Zal Europa dit jaar als een feniks herrijzen? Misschien niet, maar uitgesloten is het ook niet. Europa kent een curieuze levensloop: korte momenten van snelle integratie gevolgd door lange perioden van apathie. En in het diepst van zo’n lange lethargie stond telkens iemand op met een simpel, maar briljant idee, dat de tijdsgeest vatte en de geesten beroerde.

Jean Monnet en Robert Schuman hadden in 1950 zo’n idee toen ze voorstelden om de oorlogsindustrieën, kolen en staal, te poolen. Zo maakten ze niet alleen een einde aan de eerste kater van de Europese constructie. Ze legden ook de basis van een duurzame vrede tussen oude erfvijanden. Toen onze Paul-Henri Spaak in 1955 voorstelde om via een gemeenschappelijke markt naar een politieke unie te stappen, was meteen de ijskoude douche vergeten waar de Fransen voor verantwoordelijk waren toen ze de Europese Defensiegemeenschap verwierpen. Commissievoorzitter Jacques Delors trad aan in 1985, zag hoe de lidstaten zich op hun nationale egoïsme terugplooiden en Europa naar de periferie van de wereld afgleed. Hij lanceerde ‘Europa zonder grenzen’ en veroorzaakte een golf van enthousiasme op zijn eigen continent en een ongeziene aura in de rest van de wereld.

Verdeeldheid rond Irak, mislukte referenda: opnieuw zit Europa in diepe crisis. Dus beslisten de lidstaten een reflectieperiode in te lassen om diep na te denken over hoe het nu verder moest. Veel reflectie is er nog niet geweest. En een simpel en briljant idee, is er ook nog niet. Maar er borrelt wel iets.

De Belgen denken aan een kern-Europa, net zoals sommige Fransen en Duitsers. Het Oostenrijkse voorzitterschap wil de grondwet herschrijven. Enkele lidstaten plannen een grootschalig nationaal debat om te horen wat er onder hun burgers leeft. Het gaat voorlopig nog iets te veel om het hoe en iets te weinig om het waarom, iets te veel over methode en iets te weinig over inhoud, maar toch.

Misschien is het eenvoudiger dan velen denken. Internationale peilingen bieden immers al een goede kijk op het gemoed van de Europeaan. Wat blijkt? Zelfs waar de grondwet is verworpen, wenst de Europeaan méér Europa – niet minder. Maar hij is ook ontgoocheld, want Europa biedt geen antwoord op zijn twee grootste zorgen.

Zoals de rest van de wereld is ook de Europeaan onzeker door het binnendringen van de wereld in zijn huiskamer en door het ritme van de veranderingen. Hij heeft bovendien het gevoel dat er geen piloot zit in de cockpit van de politiek. Europeanen willen sociale en economische zekerheid, maar menen dat Europa banen kost, de sociale zekerheid uitholt, kortom: nog meer onzekerheid in hun dagelijkse leven brengt.
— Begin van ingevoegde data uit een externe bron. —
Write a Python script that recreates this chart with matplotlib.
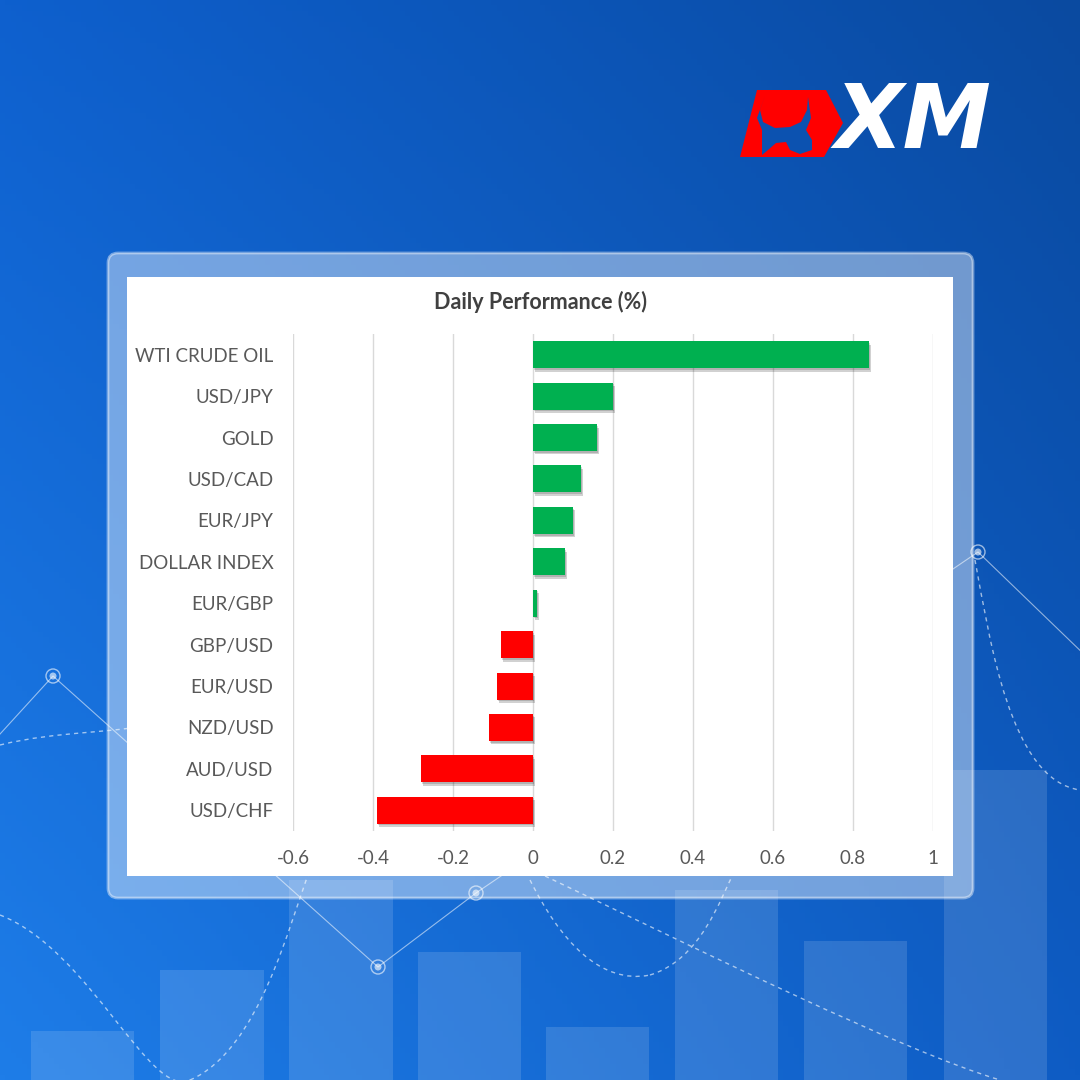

Europeanen willen ook een Europa waar ze naar kunnen opkijken. Zij willen – Jacques Delors had dat in 1985 al begrepen – dat Europa meespeelt in het spel van de groten. Maar zij voelen instinctief dat hun continent vandaag de wereldpolitiek ondergaat, in plaats van ze mee vorm te geven.

Een idee, een methode, een tijdschema: zo zetten Schuman en Monnet hun idee om in werkelijkheid. Een behendige diplomatie om een kritische massa onder de lidstaten te bereiken: zo pakte Spaak het aan. Voeg daar nu de twee grote zorgen van de Europeaan aan toe – zekerheid in het dagelijkse leven en ambitie in de wereldpolitiek – en misschien hebben we wat nodig is om het sociale contract tussen Europa en zijn burgers te herstellen. En als dat niet kan met vijfentwintig, dan beginnen we er alvast met een kopgroep aan.

De auteur doceert internationale politiek aan de universiteit gent.